Angel On My Shoulder (1946)
Reviewed on 2011 February 9
Old B&W gangster movie about a not-completely-bad bad guy, who thinks he makes a shrewd deal and ends up just making a mess for himself.
Eddie Kagel (Paul Muni) is a criminal who gets shot by Smiley, someone he thought of as an ally. The poor slob thinks he’s getting sprung from the state pen and winds up in a place that makes jail look like a high-roller suite in Caesar’s Palace: Hell. It takes a while for Eddie to figure out where he is; but when the light bulb goes off, you briefly see real fear on his face, probably for the first time in his pathetic life. That doesn’t stop him from focusing on getting revenge, and he makes a bargain with the devil (Claude Rains, eschewing the horns and claws and fangs for a posh accent and a spiffy black suit). If he’s freed from Hell long enough to whack Smiley, he’ll quietly drag his sorry self back to Hell once he has his revenge. Always up for more souls, the devil agrees and ups the ante by sending Eddie’s soul into the stubbornly pure Judge Fred Parker (Muni again), a long time target of Old Nick and the brass ring of souls. Neither of them expect Eddie to fall in love with Parker’s fiancee (Anne Baxter).

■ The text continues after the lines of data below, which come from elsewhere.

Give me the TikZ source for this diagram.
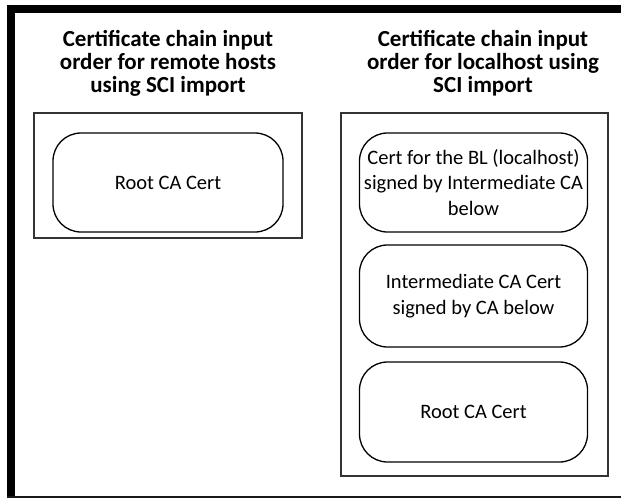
\documentclass[tikz,border=0pt]{standalone}
\usepackage{fontspec}
\setmainfont{Carlito}
\begin{document}
\begin{tikzpicture}[x=1pt,y=1pt,
  titletext/.style={align=center, font=\bfseries\fontsize{23}{23}\selectfont, inner sep=0pt},
  panel/.style={draw=black!80, line width=1.3pt},
  certbox/.style={draw=black, line width=1.3pt, rounded corners=28pt, align=center,
    font=\fontsize{20.5}{25.5}\selectfont, inner sep=0pt, minimum width=228pt, minimum height=99pt}
]
\useasboundingbox (0,0) rectangle (621,-498);
% outer frame (cropped on the right)
\fill[black] (7,-5) rectangle (621,-13);
\fill[black] (7,-5) rectangle (15,-497);
\fill[black!90] (7,-495.5) rectangle (621,-498);
% left panel
\node[titletext] (tl) at (168,-63) {Certificate chain input\\order for remote hosts\\using SCI import};
\node[panel, minimum width=268pt, minimum height=125pt, inner sep=0pt] (pl) at (168,-175.5) {};
\node[certbox, minimum width=230pt] (rootl) at (168,-182.5) {Root CA Cert};
% right panel
\node[titletext] (tr) at (483,-63) {Certificate chain input\\order for localhost using\\SCI import};
\node[panel, minimum width=267pt, minimum height=363pt, inner sep=0pt] (pr) at (474.5,-294.5) {};
\node[certbox] (bl) at (473.5,-182.5) {Cert for the BL (localhost)\\signed by Intermediate CA\\below};
\node[certbox, minimum height=102pt] (inter) at (473.5,-296) {Intermediate CA Cert\\signed by CA below};
\node[certbox, minimum height=100pt] (rootr) at (473.5,-412) {Root CA Cert};
\end{tikzpicture}
\end{document}
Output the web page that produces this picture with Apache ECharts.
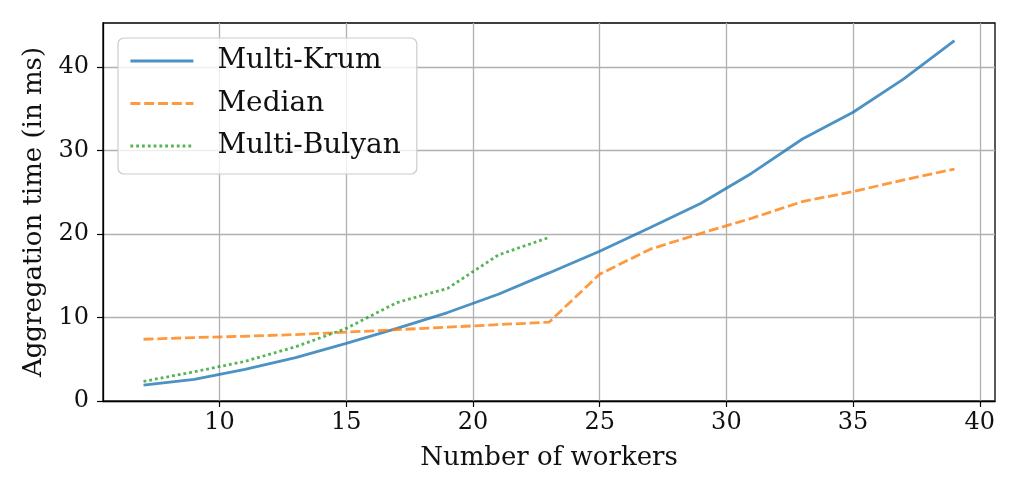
<!DOCTYPE html>
<html>
<head>
<meta charset="utf-8">
<script src="https://cdn.jsdelivr.net/npm/echarts@6/dist/echarts.min.js"></script>
<style>
html,body{margin:0;padding:0;background:#fff;}
#chart{width:1017px;height:496px;}
</style>
</head>
<body>
<div id="chart"></div>
<script>
const workers = [7, 9, 11, 13, 15, 17, 19, 21, 23, 25, 27, 29, 31, 33, 35, 37, 39];
const multiKrum = [1.9, 2.6, 3.8, 5.2, 6.9, 8.7, 10.6, 12.8, 15.35, 17.95, 20.8, 23.7, 27.3, 31.4, 34.6, 38.6, 43.2];
const median = [7.4, 7.6, 7.76, 7.96, 8.25, 8.55, 8.85, 9.15, 9.45, 15.2, 18.2, 20.1, 21.9, 23.9, 25.1, 26.5, 27.8];
const bulyanWorkers = [7, 9, 11, 13, 15, 17, 19, 21, 23];
const multiBulyan = [2.35, 3.5, 4.75, 6.5, 8.7, 11.8, 13.5, 17.5, 19.6];
const xTicks = [10, 15, 20, 25, 30, 35, 40];
const yTicks = [0, 10, 20, 30, 40];

const pairs = (xs, ys) => xs.map((x, i) => [x, ys[i]]);
const FONT = 'DejaVu Serif';

const chart = echarts.init(document.getElementById('chart'), null, {renderer: 'canvas'});
chart.setOption({
  animation: false,
  backgroundColor: '#fff',
  grid: {left: 103, right: 22, top: 23, bottom: 95, show: true, borderColor: '#000', borderWidth: 1.3, backgroundColor: 'transparent'},
  legend: {
    orient: 'vertical', left: 118, top: 38,
    padding: [8, 16, 13, 11],
    itemWidth: 63, itemHeight: 14, itemGap: 12.5,
    itemStyle: {opacity: 0},
    lineStyle: {width: 2.8},
    backgroundColor: 'rgba(255,255,255,0.8)', borderColor: '#cccccc', borderWidth: 1.2, borderRadius: 6,
    textStyle: {fontFamily: FONT, fontSize: 28, color: '#111', lineHeight: 30, padding: [0, 0, 0, 19]},
    data: ['Multi-Krum', 'Median', 'Multi-Bulyan']
  },
  xAxis: {
    type: 'value', min: 5.4, max: 40.6,
    name: 'Number of workers', nameLocation: 'middle', nameGap: 44,
    nameTextStyle: {fontFamily: FONT, fontSize: 26, color: '#111'},
    axisLine: {show: true, lineStyle: {color: '#000', width: 1.3}},
    axisTick: {show: true, length: 6, lineStyle: {color: '#000', width: 1.2}, customValues: xTicks},
    axisLabel: {fontFamily: FONT, fontSize: 24, color: '#111', margin: 10, customValues: xTicks},
    splitLine: {show: true, lineStyle: {color: '#b0b0b0', width: 1.3}}
  },
  yAxis: {
    type: 'value', min: 0, max: 45.3,
    name: 'Aggregation time (in ms)', nameLocation: 'middle', nameGap: 52, nameRotate: 90,
    nameTextStyle: {fontFamily: FONT, fontSize: 26, color: '#111'},
    axisLine: {show: true, lineStyle: {color: '#000', width: 1.3}},
    axisTick: {show: true, length: 6, lineStyle: {color: '#000', width: 1.2}, customValues: yTicks},
    axisLabel: {fontFamily: FONT, fontSize: 24, color: '#111', margin: 14, customValues: yTicks},
    splitLine: {show: true, lineStyle: {color: '#b0b0b0', width: 1.3}}
  },
  series: [
    {name: 'Multi-Krum', type: 'line', data: pairs(workers, multiKrum), symbol: 'none', showSymbol: false,
     lineStyle: {color: 'rgba(31,119,180,0.8)', width: 2.8, type: 'solid'}, itemStyle: {color: 'rgba(31,119,180,0.8)'}, z: 3},
    {name: 'Median', type: 'line', data: pairs(workers, median), symbol: 'none', showSymbol: false,
     lineStyle: {color: 'rgba(255,127,14,0.8)', width: 2.8, type: [10, 3.8]}, itemStyle: {color: 'rgba(255,127,14,0.8)'}, z: 3},
    {name: 'Multi-Bulyan', type: 'line', data: pairs(bulyanWorkers, multiBulyan), symbol: 'none', showSymbol: false,
     lineStyle: {color: 'rgba(44,160,44,0.8)', width: 2.8, type: [2.8, 3]}, itemStyle: {color: 'rgba(44,160,44,0.8)'}, z: 3}
  ]
});
</script>
</body>
</html>
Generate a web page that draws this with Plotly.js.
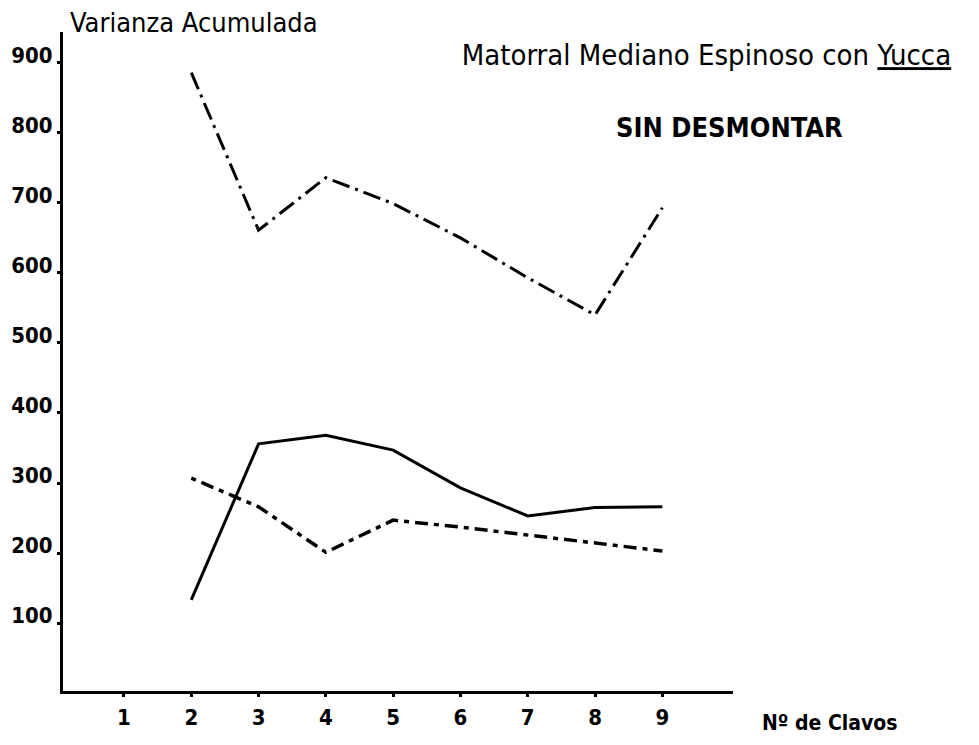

It’s an unusual plot, and despite the movie’s age the special effects are good. My favorite line was when the devil said he would be behind Eddie, whispering in his ear. It’s ironic because he’d been doing that all of Eddie’s life. I enjoyed Muni’s characterization of Eddie: he’s not a bright bulb but when he growls he “ain’t never been scared of nothin’ in all my life” he means it. This relied on the story and acting more than CGI or anything like that, and it shows. The insights into human nature are as funny now as they were in 1946, and while some of the bits towards the end were a bit heavy-handed, it’s a minor quibble.
Three chocolate morsels. It’s not even “dated” so much as “vintage”.